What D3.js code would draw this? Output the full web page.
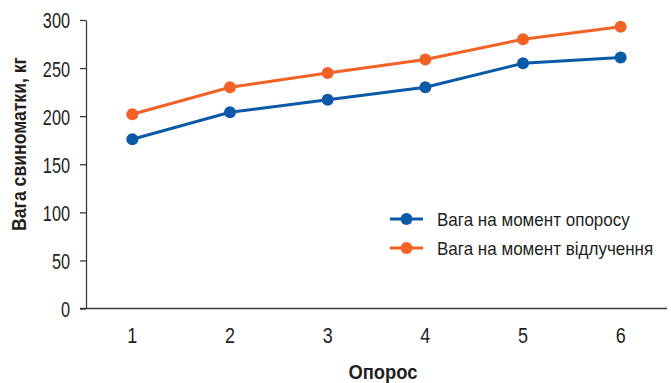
<!DOCTYPE html>
<html>
<head>
<meta charset="utf-8">
<script src="https://cdn.jsdelivr.net/npm/d3@7/dist/d3.min.js"></script>
<style>
  html, body { margin: 0; padding: 0; background: #fff; }
  svg { display: block; }
  text { font-family: "Liberation Sans Narrow", "Arial Narrow", "Liberation Sans", Arial, sans-serif; fill: #231f20; }
</style>
</head>
<body>
<svg id="chart" width="671" height="383"></svg>
<script>
// Farrowing number (x) and sow weight, kg
const farrowings = [1, 2, 3, 4, 5, 6];
const weightAtFarrowing = [176, 204, 217, 230, 255, 261];
const weightAtWeaning = [202, 230, 245, 259, 280, 293];
const yTicks = [0, 50, 100, 150, 200, 250, 300];

const seriesNames = ["Вага на момент опоросу", "Вага на момент відлучення"];
const seriesColors = ["#0a5aa8", "#f26227"];
const series = [weightAtFarrowing, weightAtWeaning];

const svg = d3.select("#chart");
const plotLeft = 86, plotRight = 667, plotTop = 20, plotBottom = 308.5;

const x = d3.scaleBand().domain(farrowings).range([83.5, 669.5]);
const y = d3.scaleLinear().domain([0, 300]).range([plotBottom, plotTop]);

const axisColor = "#3a3a3a";

// Squeeze text horizontally to get a condensed face from the regular one
function condense(sel, factor) {
  sel.each(function () {
    const w = this.getComputedTextLength();
    d3.select(this).attr("textLength", w * factor).attr("lengthAdjust", "spacingAndGlyphs");
  });
}

// Y axis
const yAxis = svg.append("g")
  .attr("transform", `translate(${plotLeft},0)`)
  .call(d3.axisLeft(y).tickValues(yTicks).tickSize(6).tickSizeOuter(0).tickPadding(10));
yAxis.select(".domain").attr("stroke", axisColor).attr("stroke-width", 1.3);
yAxis.selectAll(".tick line").attr("stroke", axisColor).attr("stroke-width", 1.3);
yAxis.selectAll(".tick text").attr("font-size", 22).attr("fill", "#231f20")
  .attr("dy", "0.36em")
  .style("font-family", '"Liberation Sans", Arial, sans-serif')
  .call(condense, 0.74);

// X axis (baseline only, labels under each category)
svg.append("line")
  .attr("x1", plotLeft - 6).attr("x2", plotRight)
  .attr("y1", plotBottom).attr("y2", plotBottom)
  .attr("stroke", axisColor).attr("stroke-width", 1.3);
const xAxis = svg.append("g")
  .attr("transform", `translate(0,${plotBottom})`)
  .call(d3.axisBottom(x).tickSize(0).tickPadding(19));
xAxis.select(".domain").remove();
xAxis.selectAll(".tick text").attr("font-size", 22.5).attr("fill", "#231f20")
  .style("font-family", '"Liberation Sans", Arial, sans-serif')
  .call(condense, 0.8);

// Axis titles
svg.append("text")
  .attr("transform", `translate(26,144) rotate(-90)`)
  .attr("text-anchor", "middle")
  .attr("font-size", 20).attr("font-weight", "bold")
  .text("Вага свиноматки, кг")
  .call(condense, 0.88);
svg.append("text")
  .attr("x", 383).attr("y", 379)
  .attr("text-anchor", "middle")
  .attr("font-size", 20).attr("font-weight", "bold")
  .text("Опорос")
  .call(condense, 0.92);

// Lines and markers
const cx = d => x(d) + x.bandwidth() / 2;
const line = d3.line().x((d, i) => cx(farrowings[i])).y(d => y(d));

series.forEach((vals, s) => {
  const g = svg.append("g");
  g.append("path")
    .datum(vals)
    .attr("d", line)
    .attr("fill", "none")
    .attr("stroke", seriesColors[s])
    .attr("stroke-width", 3);
  g.selectAll("circle")
    .data(vals)
    .join("circle")
    .attr("cx", (d, i) => cx(farrowings[i]))
    .attr("cy", d => y(d))
    .attr("r", 6)
    .attr("fill", seriesColors[s]);
});

// Legend
const legend = svg.append("g").attr("transform", "translate(390,219)");
seriesNames.forEach((name, i) => {
  const row = legend.append("g").attr("transform", `translate(0,${i * 29})`);
  row.append("line").attr("x1", 0).attr("x2", 33).attr("y1", 0).attr("y2", 0)
    .attr("stroke", seriesColors[i]).attr("stroke-width", 3);
  row.append("circle").attr("cx", 16.5).attr("cy", 0).attr("r", 6).attr("fill", seriesColors[i]);
  row.append("text").attr("x", 47).attr("y", 0).attr("dy", "0.36em")
    .attr("font-size", 18.5).text(name)
    .call(condense, 0.92);
});
</script>
</body>
</html>
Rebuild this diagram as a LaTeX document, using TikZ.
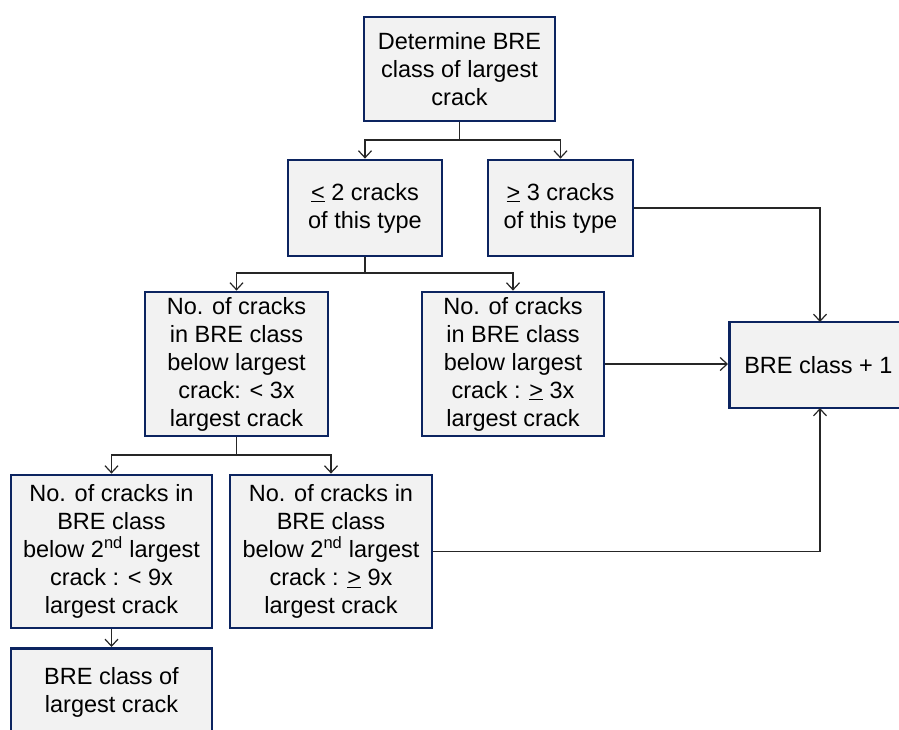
\documentclass[tikz,border=0pt]{standalone}
\usepackage{fontspec}
\setmainfont{Liberation Sans}
\usetikzlibrary{arrows.meta}
\definecolor{boxfill}{RGB}{242,242,242}
\definecolor{boxline}{RGB}{12,36,96}
\tikzset{
  box/.style={draw=boxline, fill=boxfill, line width=2.8pt, align=center, inner sep=0pt,
    font=\fontsize{23.5}{28}\selectfont},
  conn/.style={line width=1.2pt, draw=black!85, -{Straight Barb[length=7pt,width=13pt,line width=1.2pt]}},
  plain/.style={line width=1.2pt, draw=black!85}
}
\begin{document}
\begin{tikzpicture}[x=1pt,y=-1pt]
\useasboundingbox (0,0) rectangle (899,729);
\node[box, minimum width=191pt, minimum height=104pt] (top) at (459.5,69) {Determine BRE\\class of largest\\crack};
\node[box, minimum width=154pt, minimum height=96pt] (le2) at (365,208) {\underline{<} 2 cracks\\of this type};
\node[box, minimum width=145pt, minimum height=96pt] (ge3) at (560.5,208) {\underline{>} 3 cracks\\of this type};
\node[box, minimum width=183pt, minimum height=144pt] (ml) at (236.5,364) {No. of cracks\\in BRE class\\below largest\\crack: < 3x\\largest crack};
\node[box, minimum width=182pt, minimum height=144pt] (mr) at (513,364) {No. of cracks\\in BRE class\\below largest\\crack : \underline{>} 3x\\largest crack};
\node[box, minimum width=178pt, minimum height=86pt, anchor=west] (plus) at (728,365) {BRE class + 1};
\node[box, minimum width=201pt, minimum height=153pt] (bl) at (111.5,551.5) {No. of cracks in\\BRE class\\below 2\textsuperscript{nd} largest\\crack : < 9x\\largest crack};
\node[box, minimum width=202pt, minimum height=153pt] (br) at (331,551.5) {No. of cracks in\\BRE class\\below 2\textsuperscript{nd} largest\\crack : \underline{>} 9x\\largest crack};
\node[box, minimum width=201pt, minimum height=88pt, anchor=north] (last) at (111.5,647) {BRE class of\\largest crack};
\coordinate (j1) at (459.5,140);
\coordinate (j2) at (365,273);
\coordinate (j3) at (236.5,455);
\draw[plain] (top.south) -- (j1);
\draw[conn] (j1) -| (le2.north);
\draw[conn] (j1) -| (ge3.north);
\draw[plain] (le2.south) -- (j2);
\draw[conn] (j2) -| (ml.north);
\draw[conn] (j2) -| (mr.north);
\draw[plain] (ml.south) -- (j3);
\draw[conn] (j3) -| (bl.north);
\draw[conn] (j3) -| (br.north);
\draw[conn] (bl.south) -- (last.north);
\draw[conn] (ge3.east) -| (820,322);
\draw[conn] (mr.east) -- (plus.west |- mr.east);
\draw[conn] (br.east) -| (820,408);
\end{tikzpicture}
\end{document}
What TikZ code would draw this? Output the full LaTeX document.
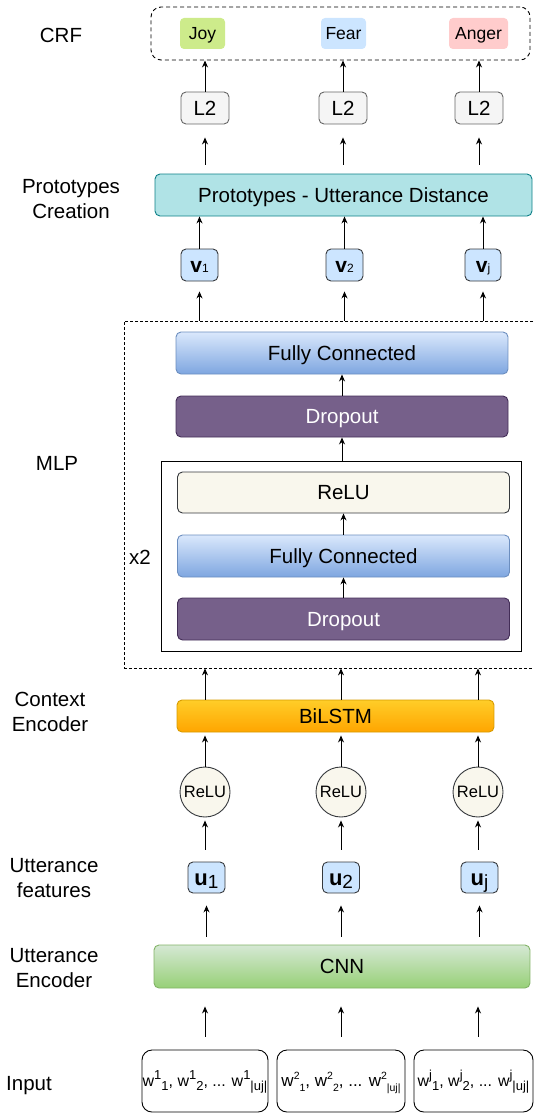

### [REQUIRED TASK]
Each line with the string "full" in it needs to be found and copied.

### [SOLUTION TO THIS PROBLEM]
What D3.js code would draw this? Output the full web page.
What TikZ code would draw this? Output the full LaTeX document.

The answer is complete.